Fermento/cultured butter milk are used IN PLACE of the fermentation process.

They are products that look to replicate the 'tang' or taste fermentation has on aged sausage.

Fermento is a dairy-base product.


----------



## checkerfred (Aug 29, 2011)

Thanks Cougar!


----------



## bluebombersfan (Aug 29, 2011)

Sorry I can't help but I am interested in the sausage you are making!!  Look forward to see some qview!!  I was hoping to try out Nepas from the same post.


----------



## solaryellow (Aug 29, 2011)

You could also try using encapsulated citric acid to get the tang.


----------



## checkerfred (Aug 29, 2011)

I have some on the way so will try it when it comes in....will post some qview when done!


----------



## BGKYSmoker (Aug 29, 2011)

Fermento is on the same lines as powdered buttermilk you can buy in the stores. Fermento will not give you the really tangy taste you find in store bough slim jims because it does not lower the ph enough like ECA or the BactoFerms do. Fermento and ECA will let you mix stuff smoke right away as the BactoFerms will require time to reduce the ph level in the meat thus creating the tang which work with the corn syrup solids.

Liquid Buttermilk has the lactic acid in it already and will work fairly quick with just an overnight stay in the fridge. If you dont have any of the BactoFerms just go to the store and get some buttermilk. Really you wont taste the dairy in your sticks.

NOTE: Using to much Fermento and ECA will make your mix mushy and not worth smoking.

ECA has a small capsule of maltodexrine around the CA. The capsule melts away at 135* to release the CA into the meat thus lowering the ph.

So if you really want the super TANG you need to use BacotFerms which will require dextrose or sucrose. The more of these two you use the sharper the TANG which is a ph of 6.5 to 7.0

Ok back to my corner now. Sorry for any typo's


----------



## checkerfred (Aug 29, 2011)

Thanks Nepas...I bought some Saco cultured buttermilk powder at walmart and have used 5% of a 2.5 lb batch of summer sausage...I think I figured about 7 TB worth of the powder....Ryteks conversion was 1oz = 4 TB...I calculated that 5% of 2.5 lbs of meat would be 2oz, or 8TB, and I used 7 just to be safe and not get the mush

His venison summer sausage recipe calls for holding at room temp for about 4-5 hours which is what I have going on now.  Only thing that concerns me is that I fried a test patty from the leftover, and it didn't have a tangy taste at all....I could almost taste a milk like taste in it too.....the package says it has lactic acid in it....should I go the liquid route?

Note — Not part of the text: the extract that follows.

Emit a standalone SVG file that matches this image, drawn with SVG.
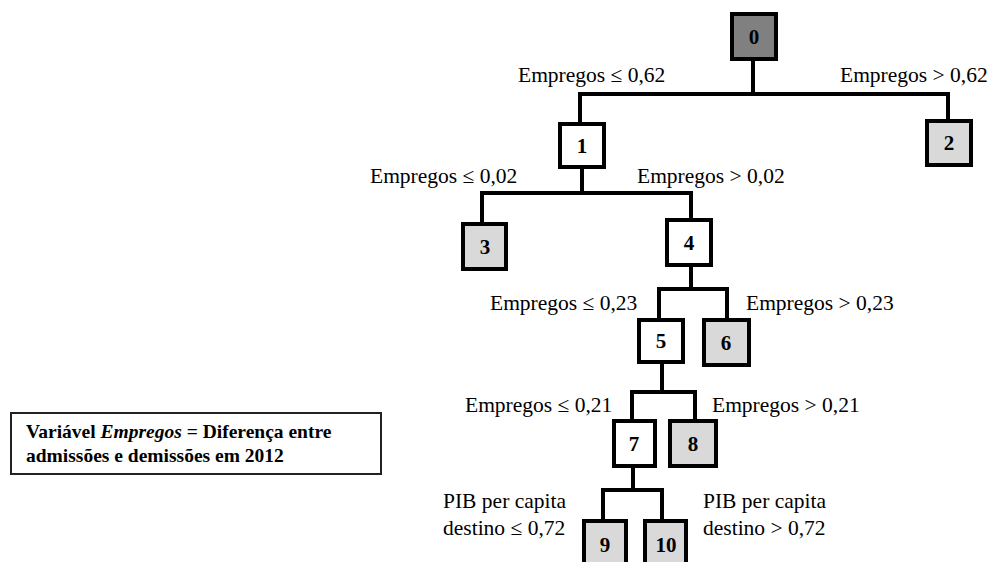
<svg xmlns="http://www.w3.org/2000/svg" width="991" height="562" viewBox="0 0 991 562">
<style>
.n rect{stroke:#000;stroke-width:4;}
.int{fill:#fff;}
.leaf{fill:#d9d9d9;}
.root{fill:#808080;}
.n text{font-family:"Times New Roman","Liberation Serif","DejaVu Serif",serif;font-weight:bold;font-size:21px;text-anchor:middle;fill:#000;}
.lbl{font-family:"Times New Roman","Liberation Serif","DejaVu Serif",serif;font-size:21.5px;fill:#000;}
.leg{font-family:"Times New Roman","Liberation Serif","DejaVu Serif",serif;font-weight:bold;font-size:19.5px;fill:#000;}
#connectors path{fill:none;stroke:#000;stroke-width:4;}
</style>
<rect width="991" height="562" fill="#fff"/>
<g id="connectors">
<path d="M753,59 V94 M578,94 H950 M580,94 V124 M948,94 V121"/>
<path d="M582,167 V193 M480,193 H693 M482,193 V224 M691,193 V220"/>
<path d="M691,267 V289 M657,289 H729 M659,289 V320 M727,289 V320"/>
<path d="M662,362 V392 M630,392 H697 M632,392 V421 M695,392 V421"/>
<path d="M633,466 V490 M601,490 H664 M603,490 V521 M662,490 V521"/>
</g>
<g id="node0" class="n"><rect class="root" x="732" y="14" width="44" height="45"/><text x="754" y="44">0</text></g>
<g id="node1" class="n"><rect class="int" x="560" y="124" width="44" height="43"/><text x="582" y="153">1</text></g>
<g id="node2" class="n"><rect class="leaf" x="927" y="121" width="44" height="44"/><text x="949" y="150">2</text></g>
<g id="node3" class="n"><rect class="leaf" x="463" y="224" width="43" height="45"/><text x="485" y="254">3</text></g>
<g id="node4" class="n"><rect class="int" x="667" y="220" width="44" height="45"/><text x="689" y="250">4</text></g>
<g id="node5" class="n"><rect class="int" x="639" y="320" width="44" height="42"/><text x="661" y="348">5</text></g>
<g id="node6" class="n"><rect class="leaf" x="704" y="320" width="45" height="45"/><text x="726" y="350">6</text></g>
<g id="node7" class="n"><rect class="int" x="614" y="421" width="41" height="45"/><text x="634" y="451">7</text></g>
<g id="node8" class="n"><rect class="leaf" x="670" y="421" width="46" height="45"/><text x="693" y="451">8</text></g>
<g id="node9" class="n"><rect class="leaf" x="584" y="521" width="42" height="50"/><text x="605" y="552">9</text></g>
<g id="node10" class="n"><rect class="leaf" x="645" y="521" width="41" height="50"/><text x="666" y="552">10</text></g>
<g id="labels">
<text class="lbl" x="518" y="82">Empregos ≤ 0,62</text>
<text class="lbl" x="840" y="82">Empregos &gt; 0,62</text>
<text class="lbl" x="370" y="183">Empregos ≤ 0,02</text>
<text class="lbl" x="637" y="183">Empregos &gt; 0,02</text>
<text class="lbl" x="490" y="310">Empregos ≤ 0,23</text>
<text class="lbl" x="746" y="310">Empregos &gt; 0,23</text>
<text class="lbl" x="465" y="412">Empregos ≤ 0,21</text>
<text class="lbl" x="712" y="412">Empregos &gt; 0,21</text>
<text class="lbl" x="443" y="508">PIB per capita</text>
<text class="lbl" x="443" y="535">destino ≤ 0,72</text>
<text class="lbl" x="703" y="508">PIB per capita</text>
<text class="lbl" x="703" y="535">destino &gt; 0,72</text>
</g>
<g id="legend">
<rect x="11" y="413" width="370" height="61" fill="#fff" stroke="#222" stroke-width="2"/>
<text class="leg" x="26" y="438">Variável <tspan font-style="italic">Empregos</tspan> = Diferença entre</text>
<text class="leg" x="26" y="462">admissões e demissões em 2012</text>
</g>
</svg>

Also, do I need to hold it in the fridge instead of at room temp?  I'm still kind of confused since everything I read says what you said above about being able to stuff and smoke right away...but you held yours overnight?  Hopefully I'll get some tang

I have some Bactoferm LHP coming as well....My oven with light on ranges from 95-108 and I can add a wet towel soaked in white vinegar and get a humidity of about 80-90% so I can ferment in there


----------



## deejaydebi (Aug 31, 2011)

I think you will find using cultured buttermilk from a carton will actually give you MORE tang than the dry powdered buttermilk sold for baking. The liquid buttermilk has more active lactic acid. Try mixing about a half cup of cultured buttermilk to 5 pounds of meat and let it sit in the fridge a few days so it can do it's thing with the spices. If you have to use the powdered form of buttermilk add water and let it sit for a few days so the lactic acid will more more active then add it to the sausage.

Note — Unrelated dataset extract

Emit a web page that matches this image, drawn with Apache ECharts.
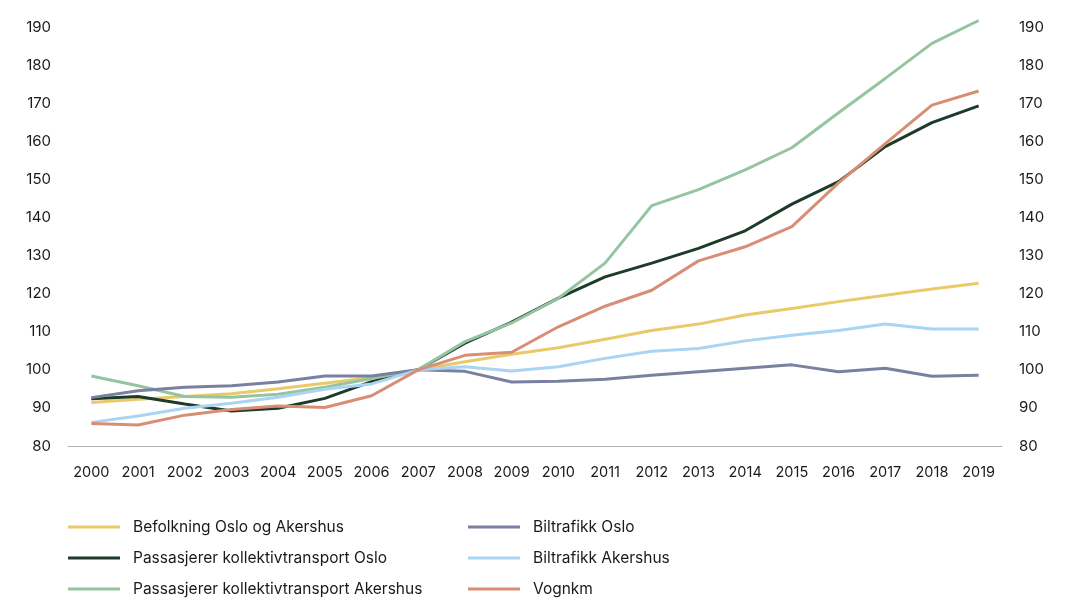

PS If you have access to raw milk you can also put a few cups in a clean sterile jar and let it sit lightly covered for a few days to acidify. Yogurt will also add lactic acid to your sausage a few teaspoons in a cup of raw milk will multiply like crazy in just a few days.


----------



## checkerfred (Aug 31, 2011)

DeejayDebi said:


> I think you will find using cultured buttermilk from a carton will actually give you MORE tang than the dry powdered buttermilk sold for baking. The liquid buttermilk has more active lactic acid. Try mixing about a half cup of cultured buttermilk to 5 pounds of meat and let it sit in the fridge a few days so it can do it's thing with the spices. If you have to use the powdered form of buttermilk add water and let it sit for a few days so the lactic acid will more more active then add it to the sausage.
> 
> PS If you have access to raw milk you can also put a few cups in a clean sterile jar and let it sit lightly covered for a few days to acidify. Yogurt will also add lactic acid to your sausage a few teaspoons in a cup of raw milk will multiply like crazy in just a few days.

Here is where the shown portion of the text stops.